# PROBLEM STATEMENT:
Using the records below, copy exactly the part that opens with the line holding "Output the Python" and closes with the line holding "p_value = 0.055", minus the pictures.

#####

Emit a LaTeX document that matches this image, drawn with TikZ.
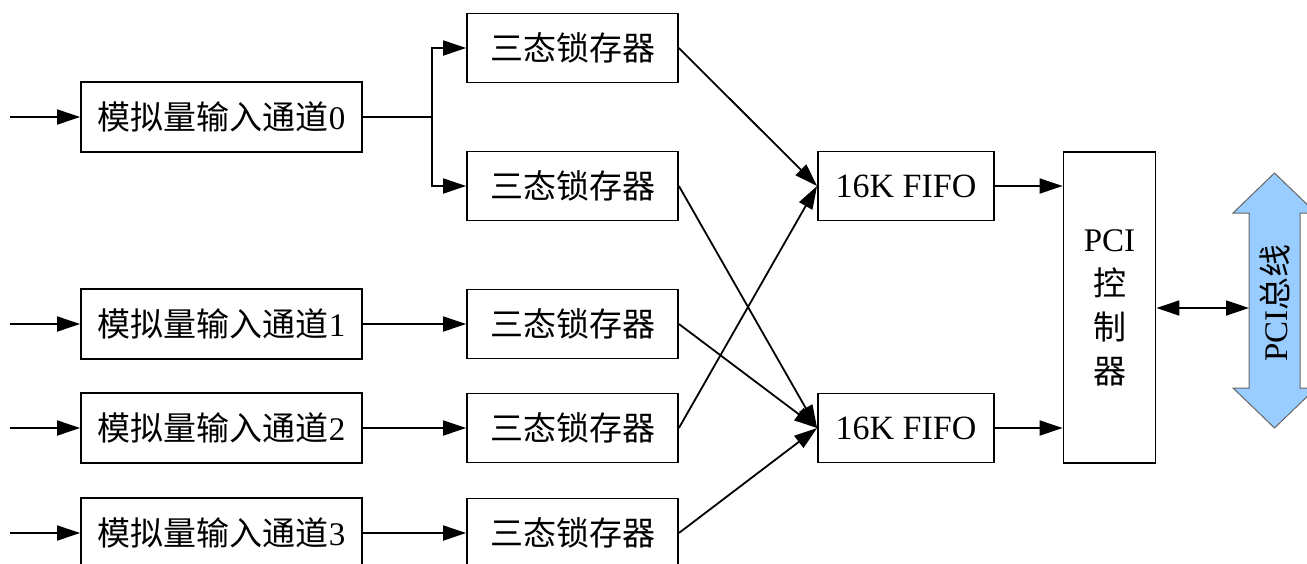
\documentclass[tikz,border=0pt]{standalone}
\usepackage{fontspec}
\setmainfont{Liberation Serif}
\newfontfamily\cjk{Noto Sans CJK SC}
\usetikzlibrary{arrows.meta}
\begin{document}
\begin{tikzpicture}[x=1pt,y=-1pt,
  box/.style={draw,line width=1.8pt,inner sep=0pt,font=\fontsize{33}{40}\selectfont},
  inbox/.style={box,minimum width=281pt,minimum height=70pt},
  latch/.style={box,minimum width=211pt,minimum height=69pt},
  fifo/.style={box,minimum width=176pt,minimum height=69pt},
  conn/.style={line width=1.8pt,-{Triangle[length=23pt,width=15pt]}},
  plain/.style={line width=1.8pt}]
\useasboundingbox (0,0) rectangle (1307,563);
% input channels
\node[inbox] (in0) at (221.5,117) {{\cjk 模拟量输入通道}0};
\node[inbox] (in1) at (221.5,324) {{\cjk 模拟量输入通道}1};
\node[inbox] (in2) at (221.5,428) {{\cjk 模拟量输入通道}2};
\node[inbox] (in3) at (221.5,533) {{\cjk 模拟量输入通道}3};
\coordinate (s0) at (10,117);
\coordinate (s1) at (10,324);
\coordinate (s2) at (10,428);
\coordinate (s3) at (10,533);
% latches
\node[latch] (la) at (572.5,48) {\cjk 三态锁存器};
\node[latch] (lb) at (572.5,186) {\cjk 三态锁存器};
\node[latch] (l1) at (572.5,324) {\cjk 三态锁存器};
\node[latch] (l2) at (572.5,428) {\cjk 三态锁存器};
\node[latch] (l3) at (572.5,533) {\cjk 三态锁存器};
% fifos
\node[fifo,font=\fontsize{34}{40}\selectfont] (f1) at (906,186) {16K FIFO};
\node[fifo,font=\fontsize{34}{40}\selectfont] (f2) at (906,428) {16K FIFO};
% PCI controller
\node[box,minimum width=92pt,minimum height=311pt,align=center,
  font=\fontsize{33}{44}\selectfont] (pci) at (1109.5,307.5) {PCI\\{\cjk 控}\\{\cjk 制}\\{\cjk 器}};
% PCI bus arrow
\draw[draw=gray!80!black,line width=1pt,fill={rgb,255:red,153;green,204;blue,255}]
  (1274.5,173) -- (1316,213) -- (1300,213) -- (1300,388) -- (1316,388) -- (1274.5,428)
  -- (1233,388) -- (1249,388) -- (1249,213) -- (1233,213) -- cycle;
\node[rotate=90,inner sep=0pt,font=\fontsize{33}{40}\selectfont] (bus) at (1274.5,303) {PCI{\cjk 总线}};
\coordinate (busL) at (1249,308);
% connectors
\foreach \i in {0,1,2,3} \draw[conn] (s\i) -- (in\i.west);
\coordinate (br) at (432,117);
\draw[plain] (in0.east) -- (br);
\draw[conn] (br) |- (la.west);
\draw[conn] (br) |- (lb.west);
\draw[conn] (in1.east) -- (l1.west);
\draw[conn] (in2.east) -- (l2.west);
\draw[conn] (in3.east) -- (l3.west);
\draw[conn] (la.east) -- (f1.west);
\draw[conn] (l2.east) -- (f1.west);
\draw[conn] (lb.east) -- (f2.west);
\draw[conn] (l1.east) -- (f2.west);
\draw[conn] (l3.east) -- (f2.west);
\draw[conn] (f1.east) -- (f1.east -| pci.west);
\draw[conn] (f2.east) -- (f2.east -| pci.west);
\draw[line width=1.8pt,{Triangle[length=23pt,width=15pt]}-{Triangle[length=23pt,width=15pt]}] (pci.east |- busL) -- (busL);
\end{tikzpicture}
\end{document}
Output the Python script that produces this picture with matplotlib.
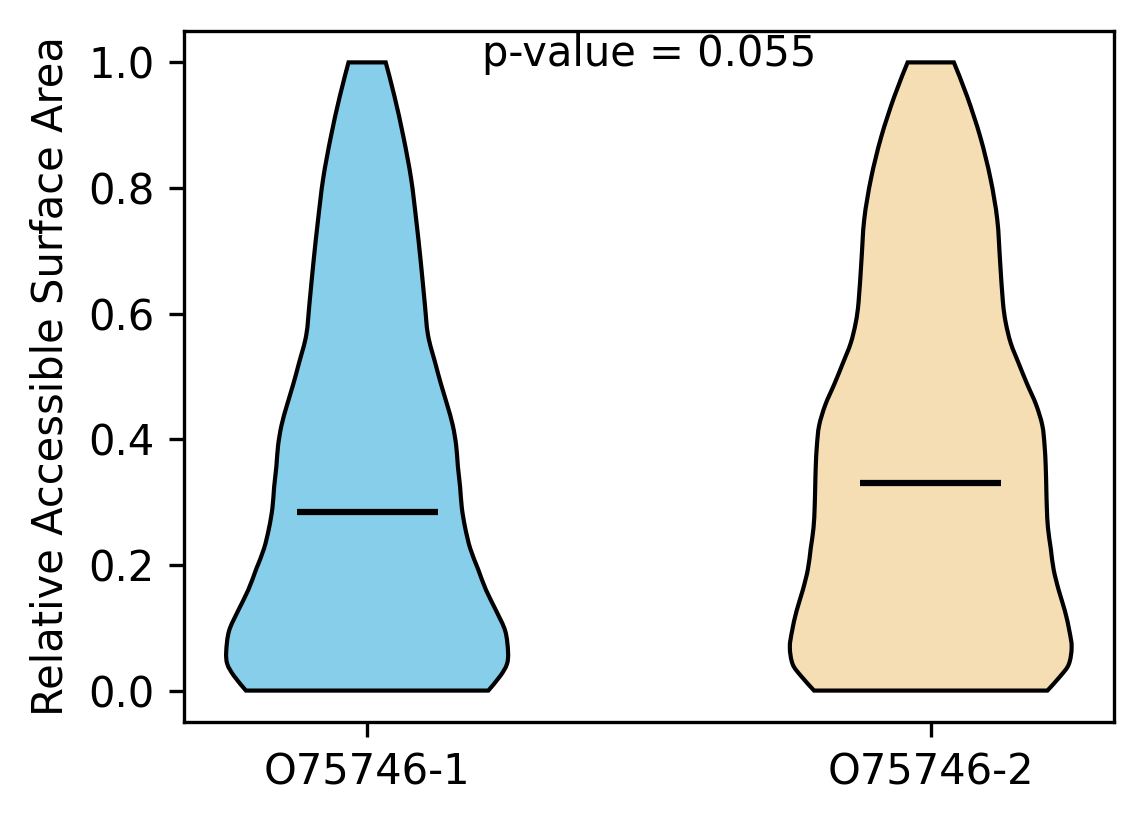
import matplotlib
matplotlib.use("Agg")
import matplotlib.pyplot as plt
from matplotlib.path import Path
from matplotlib.patches import PathPatch
import numpy as np

# labels / colours of the two groups
labels = ["O75746-1", "O75746-2"]
colors = ["#87CEEB", "#F5DEB3"]
medians = [0.285, 0.331]
p_value = 0.055

# violin outlines: RSA level -> half width (x units)
y_left = [0.0, 0.023, 0.042, 0.062, 0.095, 0.127, 0.160, 0.193, 0.226, 0.259,
          0.291, 0.324, 0.357, 0.390, 0.422, 0.455, 0.488, 0.521, 0.566, 0.619,
          0.684, 0.750, 0.815, 0.881, 0.946, 1.0]
hw_left = [0.215, 0.236, 0.248, 0.250, 0.245, 0.229, 0.211, 0.197, 0.183, 0.174,
           0.168, 0.165, 0.161, 0.158, 0.152, 0.142, 0.131, 0.121, 0.108, 0.102,
           0.095, 0.087, 0.078, 0.0645, 0.0485, 0.033]

y_right = [0.0, 0.023, 0.042, 0.069, 0.095, 0.127, 0.160, 0.193, 0.226, 0.259,
           0.291, 0.324, 0.357, 0.390, 0.422, 0.455, 0.488, 0.521, 0.553, 0.586,
           0.619, 0.684, 0.750, 0.815, 0.881, 0.946, 1.0]
hw_right = [0.207, 0.230, 0.245, 0.250, 0.246, 0.238, 0.227, 0.218, 0.213, 0.208,
            0.206, 0.205, 0.204, 0.202, 0.198, 0.187, 0.171, 0.156, 0.142, 0.133,
            0.128, 0.123, 0.118, 0.106, 0.088, 0.0645, 0.041]

profiles = [(y_left, hw_left), (y_right, hw_right)]
positions = [1, 2]


def smooth_side(pts):
    # catmull-rom through the read points, as cubic bezier path pieces
    pts = np.asarray(pts, dtype=float)
    ext = np.vstack([pts[0], pts, pts[-1]])
    verts, codes = [], []
    for i in range(1, len(ext) - 2):
        p0, p1, p2, p3 = ext[i - 1], ext[i], ext[i + 1], ext[i + 2]
        c1 = p1 + (p2 - p0) / 6.0
        c2 = p2 - (p3 - p1) / 6.0
        verts += [c1, c2, p2]
        codes += [Path.CURVE4] * 3
    return verts, codes


def violin_path(pos, yy, hw):
    yy = np.asarray(yy)
    hw = np.asarray(hw)
    left = np.column_stack([pos - hw, yy])
    right = np.column_stack([pos + hw, yy])[::-1]
    verts = [left[0]]
    codes = [Path.MOVETO]
    v, c = smooth_side(left)
    verts += v
    codes += c
    verts.append(right[0])
    codes.append(Path.LINETO)
    v, c = smooth_side(right)
    verts += v
    codes += c
    verts.append(left[0])
    codes.append(Path.CLOSEPOLY)
    return Path(verts, codes)


fig = plt.figure(figsize=(1144 / 300, 824 / 300), dpi=300)
ax = fig.add_axes([0.1608, 0.1238, 0.8129, 0.8386])

for pos, (yy, hw), c, med in zip(positions, profiles, colors, medians):
    patch = PathPatch(violin_path(pos, yy, hw), facecolor=c, edgecolor="black", linewidth=1)
    ax.add_patch(patch)
    ax.hlines(med, pos - 0.125, pos + 0.125, color="black", linewidth=1.5)

ax.set_xlim(0.675, 2.325)
ax.set_ylim(-0.05, 1.05)
ax.set_xticks(positions)
ax.set_xticklabels(labels)
ax.set_ylabel("Relative Accessible Surface Area")
ax.text(0.5, 0.936, f"p-value = {p_value:.3f}", transform=ax.transAxes,
        ha="center", va="bottom")

fig.savefig("out.png", dpi=300)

#####

# FINAL RESULT:
Output the Python script that produces this picture with matplotlib.
import matplotlib
matplotlib.use("Agg")
import matplotlib.pyplot as plt
from matplotlib.path import Path
from matplotlib.patches import PathPatch
import numpy as np

# labels / colours of the two groups
labels = ["O75746-1", "O75746-2"]
colors = ["#87CEEB", "#F5DEB3"]
medians = [0.285, 0.331]
p_value = 0.055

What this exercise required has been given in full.